An 84'er, Elite ranking, Thargoids, keyboard only, floppy disc, waited 30 years blah blah blah.
Alpha backer, couldn't wait, so excited, losing sleep etc etc etc...


Supercruise is a complete game killer though isn't it? Bored bored bored.
Everyone here seems to have just accepted it. Yes it somehow mirrors reality and yes it is "a good game mechanic" but christ it's bloody awful.

I know I'm not going to change anybodies mind here but I really can't get into this game until SC is gone.

Gutted really, even bought a new PC for this but as someone with limited game time I just can't be bothered.

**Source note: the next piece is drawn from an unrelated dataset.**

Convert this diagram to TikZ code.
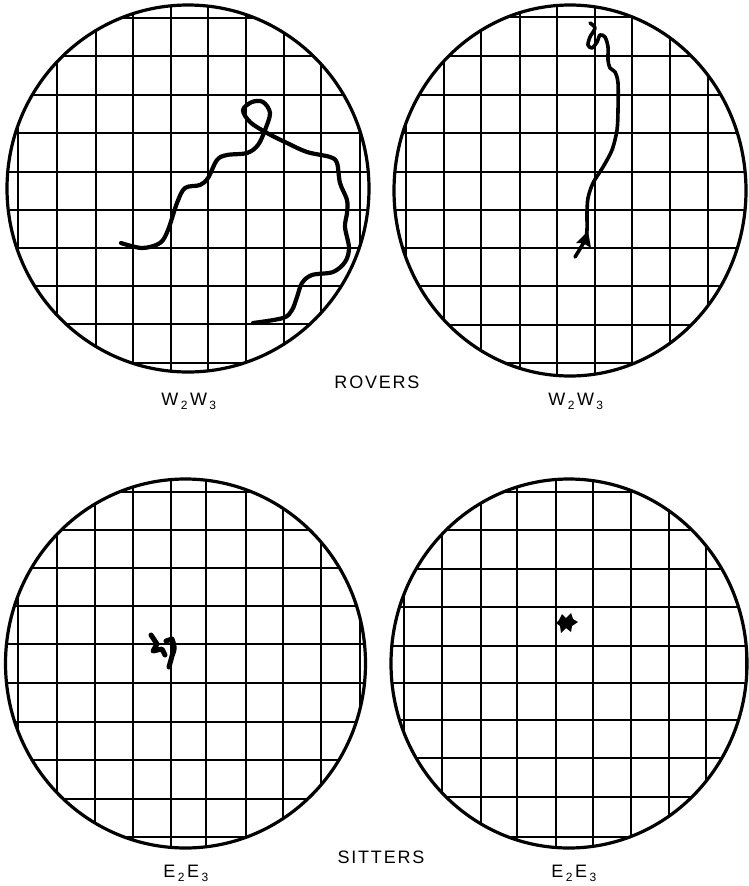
\documentclass[tikz,border=0pt]{standalone}
\usepackage{fontspec}
\newfontfamily\lblfont[LetterSpace=10]{Liberation Sans}
\newcommand{\lsub}[1]{\kern2.5pt\raisebox{-4.5pt}{\fontsize{12}{12}\selectfont #1}\kern2.5pt}
\tikzset{
  rim/.style={line width=3.2pt},
  gridline/.style={line width=1.1pt},
  track/.style={line width=4.2pt, line cap=round, line join=round},
  lbl/.style={font=\lblfont\fontsize{18}{20}\selectfont, inner sep=0pt, anchor=base},
}
\begin{document}
\begin{tikzpicture}[x=1pt,y=-1pt]
\useasboundingbox (0,0) rectangle (748,886);
\fill[white] (0,0) rectangle (748,886);

% ---------- top-left dish ----------
\begin{scope}
\clip (188,188.5) ellipse [x radius=181, y radius=183.5];
\foreach \x in {18,57,96,133,171,208,246,284,321,360}
  \draw[gridline] (\x,0) -- (\x,380);
\foreach \y in {18,56,95,133,172,210,248,286,324,363}
  \draw[gridline] (0,\y) -- (380,\y);
\end{scope}
\draw[rim] (188,188.5) ellipse [x radius=181, y radius=183.5];
\draw[track] plot[smooth, tension=0.55] coordinates {
 (121,243) (142,248) (160,243) (168,230) (177,203) (185,188) (200,185)
 (208,178) (217,160) (227,155) (247,153) (258,145) (265,130) (270,113)
 (263,102) (252,102) (243,110) (250,122) (267,133) (287,143) (307,152)
 (330,157) (337,163) (340,183) (347,200) (347,213) (345,227) (349,248)
 (345,262) (333,272) (312,275) (302,283) (297,297) (292,310) (283,318) (253,323)};

% ---------- top-right dish ----------
\begin{scope}
\clip (570,190.5) ellipse [x radius=176, y radius=185.5];
\foreach \x in {406,444,481,520,557,595,632,670,708,746}
  \draw[gridline] (\x,0) -- (\x,380);
\foreach \y in {17,56,95,133,172,210,248,286,325,363}
  \draw[gridline] (380,\y) -- (760,\y);
\end{scope}
\draw[rim] (570,190.5) ellipse [x radius=176, y radius=185.5];
\draw[track, line width=3.6pt] plot[smooth, tension=0.5] coordinates {
 (590,23) (595,28) (590,37) (588,45) (592,48) (597,42) (600,35) (605,37)
 (608,47) (608,60) (610,68) (615,72) (618,83) (618,110) (617,130) (612,150)
 (603,167) (593,183) (588,198) (587,213) (587,230) (585,240) (575,257)};
\fill (588,231) -- (576,243) -- (583,243) -- (591,248) -- cycle;

% ---------- bottom-left dish ----------
\begin{scope}
\clip (185.5,663.5) ellipse [x radius=180, y radius=184.5];
\foreach \x in {18,57,95,133,171,206,246,283,321,360}
  \draw[gridline] (\x,470) -- (\x,860);
\foreach \y in {492,530,568,606,644,683,722,760,799,837}
  \draw[gridline] (0,\y) -- (380,\y);
\end{scope}
\draw[rim] (185.5,663.5) ellipse [x radius=180, y radius=184.5];
\draw[track, line width=5pt] (151,635) -- (157,644) -- (153,651) -- (162,649) -- (165,655);
\draw[track, line width=5pt] (166,641) -- (172,639) .. controls (175,648) .. (172,656) -- (169,667);

% ---------- bottom-right dish ----------
\begin{scope}
\clip (569,663.5) ellipse [x radius=178, y radius=184.5];
\foreach \x in {404,442,481,517,556,593,631,669,706,746}
  \draw[gridline] (\x,470) -- (\x,860);
\foreach \y in {492,530,569,607,646,683,720,758,797,837}
  \draw[gridline] (380,\y) -- (760,\y);
\end{scope}
\draw[rim] (569,663.5) ellipse [x radius=178, y radius=184.5];
\fill (559,620) -- (562,614) -- (566,618) -- (571,613) -- (573,619) -- (578,622)
  -- (572,626) -- (571,632) -- (566,628) -- (561,633) -- (560,626) -- (556,623) -- cycle;

% ---------- labels ----------
\node[lbl] (rovers) at (377,388) {ROVERS};
\node[lbl] (wl) at (190,405) {W\lsub{2}W\lsub{3}};
\node[lbl] (wr) at (577,405) {W\lsub{2}W\lsub{3}};
\node[lbl] (sitters) at (381,863) {SITTERS};
\node[lbl] (el) at (187,877) {E\lsub{2}E\lsub{3}};
\node[lbl] (er) at (575,877) {E\lsub{2}E\lsub{3}};
\end{tikzpicture}
\end{document}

Super cruise is a must for a game like this... It just needs more stuff to do whilst it's actually going on, given that it makes up a good portion of your gaming experience.
 
Hate to break it to you OP, but the original game had the precursor to SC with the micro jumps. It is roughly the same thing on limited computing power. You still hyper spaced into a system and had to travel to your destination, and if something happened to fly near you you dropped out and had to wait. There is nothing wrong with SC.
 
Only played the original Elite, so I don't know about FE2. I do remember that the problem involved other ships, possibly hostile ones at a long distance. I can't remember the exact specifics, this old brain of mine can barely remember 30 minutes ago, let alone 30 years, but I remember having multiple ships behind that prevented time acceleration. At any rate, except for jumping out of system, the only way to get to the station was real time all the way in.

If you were being mass-locked by a tailing ship you could just spin round and go blast them... if OTOH you were outgunned and running for your life then there was a suspensful air of make-or-break to it that mitigated any possibility of boredom.

Sure it got a little tedious sometimes but back then it was still state of the art so you took the rough with the smooth. FE2 improved on this aspect considerably, and in both games you had the rear and side views from which to fight with lasers and missiles while still pelting towards the safety zone.

The real issue here however isn't comparisons to other games but simply the paucity of stuff to do while waiting, if such long waits are even strictly necessary given the abilities of today's technology. What might've been passable compromises in 8-bit 32K are less acceptible in a 32-bit 4Gb environment.